NVIDIA Corporation (NASDAQ:NVDA) fell as much as 8.5% in after-hours trade as an underwhelming outlook on current quarter revenue and gross margin largely eclipsed an earnings beat and a $50 billion buyback from the chipmaker.
CEO Jensen Huang also confirmed earlier reports that the firm was facing difficulties in producing its most advanced line of artificial intelligence chips, called Blackwell.
The news sparked steep losses in Nvidia’s stock, with losses spilling over into Asia, where several chipmakers have direct exposure to the AI giant.

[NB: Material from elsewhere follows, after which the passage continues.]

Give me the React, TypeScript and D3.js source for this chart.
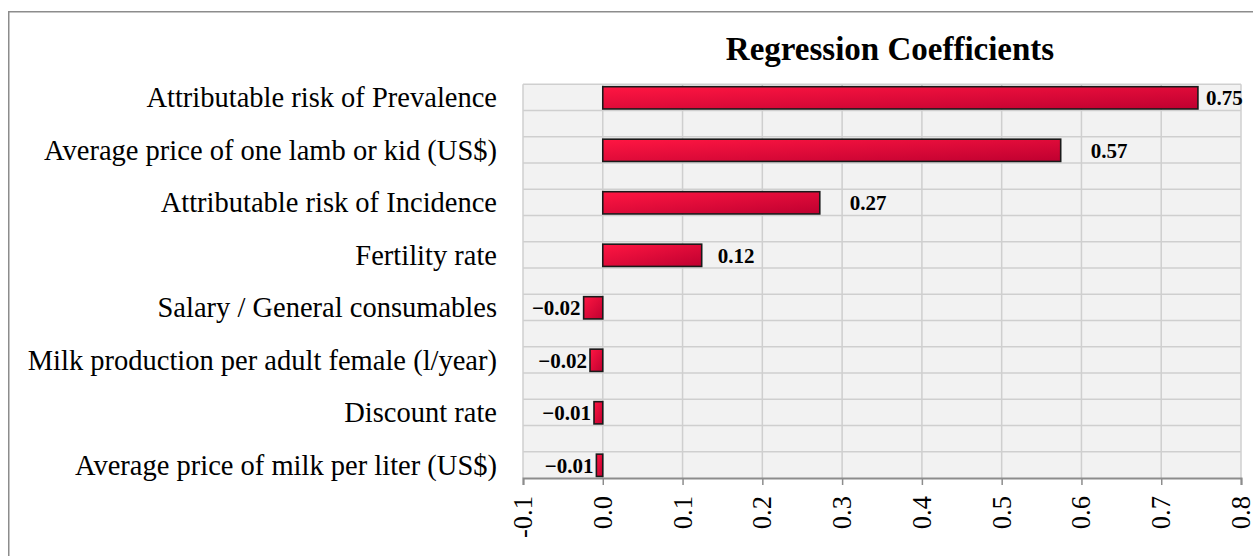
import React, { useEffect, useRef } from 'react';
import * as d3 from 'd3';

const categories = [
  'Attributable risk of Prevalence',
  'Average price of one lamb or kid (US$)',
  'Attributable risk of Incidence',
  'Fertility rate',
  'Salary / General consumables',
  'Milk production per adult female (l/year)',
  'Discount rate',
  'Average price of milk per liter (US$)',
];
const coefficients = [0.746, 0.574, 0.272, 0.124, -0.024, -0.016, -0.011, -0.008];
const xTicks = [-0.1, 0, 0.1, 0.2, 0.3, 0.4, 0.5, 0.6, 0.7, 0.8];
const chartTitle = 'Regression Coefficients';

const W = 1253;
const H = 556;
const serif = '"Liberation Serif", "Times New Roman", serif';

const App = () => {
  const ref = useRef<SVGSVGElement>(null);

  useEffect(() => {
    const svg = d3.select(ref.current);
    svg.selectAll('*').remove();

    const left = 523, right = 1241, top = 84.3, bottom = 478;

    const x = d3.scaleLinear().domain([-0.1, 0.8]).range([left, right]);
    // 15 grid rows, each category takes two of them (bar sits in the upper one)
    const rows = d3.scaleLinear().domain([0, 15]).range([top, bottom]);
    const y = d3.scaleBand<string>().domain(categories).range([top, rows(16)]).paddingInner(0);
    const rowH = rows(1) - rows(0);

    // gradient for bars
    const defs = svg.append('defs');
    const grad = defs.append('linearGradient')
      .attr('id', 'barGrad')
      .attr('x1', 0).attr('y1', 0).attr('x2', 1).attr('y2', 1);
    grad.append('stop').attr('offset', '0%').attr('stop-color', '#ff1642');
    grad.append('stop').attr('offset', '100%').attr('stop-color', '#bf0030');

    // outer frame (cropped at right/bottom)
    svg.append('rect')
      .attr('x', 8.75).attr('y', 11.75)
      .attr('width', 1400).attr('height', 700)
      .attr('fill', 'none')
      .attr('stroke', '#8c8c8c')
      .attr('stroke-width', 1.5);

    // title
    svg.append('text')
      .attr('x', 890).attr('y', 60)
      .attr('text-anchor', 'middle')
      .attr('font-family', serif)
      .attr('font-weight', 'bold')
      .attr('font-size', 33)
      .text(chartTitle);

    // plot background
    svg.append('rect')
      .attr('x', left).attr('y', top)
      .attr('width', right - left).attr('height', bottom - top)
      .attr('fill', '#f2f2f2');

    // horizontal grid
    svg.append('g')
      .selectAll('line')
      .data(d3.range(0, 15))
      .enter().append('line')
      .attr('x1', left).attr('x2', right)
      .attr('y1', d => rows(d)).attr('y2', d => rows(d))
      .attr('stroke', '#cfcfcf').attr('stroke-width', 1.5);

    // vertical grid
    svg.append('g')
      .selectAll('line')
      .data(xTicks)
      .enter().append('line')
      .attr('x1', d => x(d)).attr('x2', d => x(d))
      .attr('y1', top).attr('y2', bottom)
      .attr('stroke', '#cfcfcf').attr('stroke-width', 1.5);

    // x axis
    const xAxis = svg.append('g')
      .attr('transform', `translate(0,${bottom})`)
      .call(d3.axisBottom(x).tickValues(xTicks).tickSize(7).tickFormat(() => ''));
    xAxis.select('.domain').attr('stroke', '#8c8c8c').attr('stroke-width', 2);
    xAxis.selectAll('.tick line').attr('stroke', '#8c8c8c').attr('stroke-width', 1.5);

    svg.append('g')
      .selectAll('text')
      .data(xTicks)
      .enter().append('text')
      .attr('transform', d => `translate(${x(d)},496) rotate(-90)`)
      .attr('text-anchor', 'end')
      .attr('dy', '0.34em')
      .attr('font-family', serif)
      .attr('font-size', 26.5)
      .attr('fill', '#000')
      .text(d => d3.format('.1f')(d).replace('−', '-'));

    // category labels
    svg.append('g')
      .selectAll('text')
      .data(categories)
      .enter().append('text')
      .attr('x', 497)
      .attr('y', d => (y(d) as number) + rowH / 2 + 0.5)
      .attr('dy', '0.33em')
      .attr('text-anchor', 'end')
      .attr('font-family', serif)
      .attr('font-size', 28.5)
      .attr('fill', '#000')
      .text(d => d);

    const data = categories.map((c, i) => ({ c, v: coefficients[i] }));

    // bars
    svg.append('g')
      .selectAll('rect')
      .data(data)
      .enter().append('rect')
      .attr('x', d => x(Math.min(0, d.v)))
      .attr('y', d => (y(d.c) as number) + 2.4)
      .attr('width', d => Math.abs(x(d.v) - x(0)))
      .attr('height', rowH - 4)
      .attr('fill', 'url(#barGrad)')
      .attr('stroke', '#1a1a1a')
      .attr('stroke-width', 1.6);

    // value labels (nudged like the original)
    const labelGap = [8, 30, 30, 16, 3, 3, 3, 3];
    svg.append('g')
      .selectAll('text')
      .data(data)
      .enter().append('text')
      .attr('x', (d, i) => d.v >= 0 ? x(d.v) + labelGap[i] : x(d.v) - labelGap[i])
      .attr('y', d => (y(d.c) as number) + rowH / 2 + 0.5)
      .attr('dy', '0.35em')
      .attr('text-anchor', d => d.v >= 0 ? 'start' : 'end')
      .attr('font-family', serif)
      .attr('font-weight', 'bold')
      .attr('font-size', 21)
      .attr('fill', '#000')
      .text(d => d3.format('.2f')(d.v));
  }, []);

  return (
    <svg
      ref={ref}
      width={W}
      height={H}
      style={{ position: 'absolute', left: 0, top: 0, background: '#fff' }}
    />
  );
};

export default App;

South Korea’s SK Hynix Inc (KS:000660) was the worst performer of the lot, dropping 5.6% even as it unveiled a new generation of memory chips aimed at reducing power requirements. SK Hynix is a key supplier of advanced memory chips to Nvidia.

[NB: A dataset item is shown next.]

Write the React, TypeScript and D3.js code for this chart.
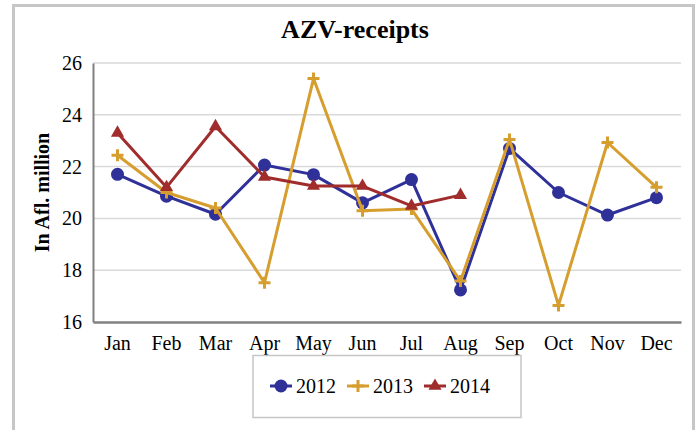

Peer Samsung Electronics Co Ltd (KS:005930), which is also vying to supply Nvidia with memory chips, fell 2.8%.
Taiwan’s TSMC (TW:2330) (NYSE:TSM)- the world’s biggest chipmaker by foundry capabilities and a major Nvidia supplier- fell 2.4% in Taipei trade, after its U.S. shares sank over 3%. Hon Hai Precision Industry, also known as Foxconn (TW:2317), another major Nvidia supplier, fell more than 2%.

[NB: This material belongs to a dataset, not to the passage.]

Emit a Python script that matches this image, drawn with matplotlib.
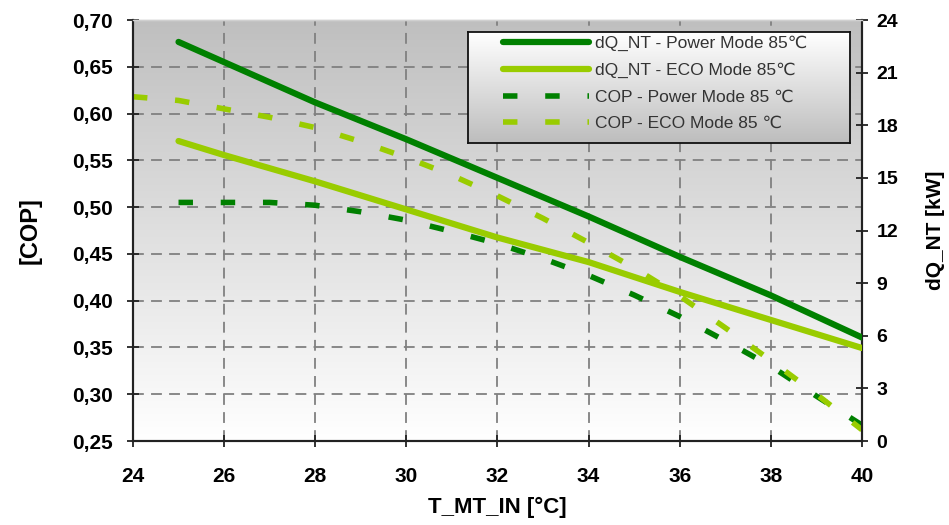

Japanese semiconductor testing equipment maker Advantest Corp. (TYO:6857) lost 0.9%, while Tokyo Electron Ltd. (TYO:8035), the country’s biggest chipmaker, fell 1.5%.
In China, Semiconductor Manufacturing International Corp (HK:0981)- the country’s biggest chipmaker and a local competitor for Nvidia, fell 1.3%.
Losses spilled over from chipmaking stocks and into the broader technology sector, as Nvidia’s underwhelming outlook raised questions about just how profitable the so-called “AI trade” was bound to be in the long run.
Before Nvidia, middling earnings from several of its tech peers on Wall Street had pointed to rising costs and relatively muted returns from investment in AI.
This notion weighed on broader Asian tech stocks on Thursday. China’s BAT (LON:BATS) trio of Baidu Inc (HK:9888) (NASDAQ:BIDU), Alibaba (HK:9988) (NYSE:BABA) and Tencent Holdings Ltd (HK:0700)- all three of which have ongoing AI programs- fell between 1% and 3% in Hong Kong trade.
Japan’s SoftBank Group Corp. (TYO:9984)- which is exposed heavily to AI through its tech investments- fell about 2%. Softbank’s unit- the British chip designing firm Arm Holdings (NASDAQ:ARM)- had fallen sharply on Wednesday and extended its losses after Nvidia’s earnings.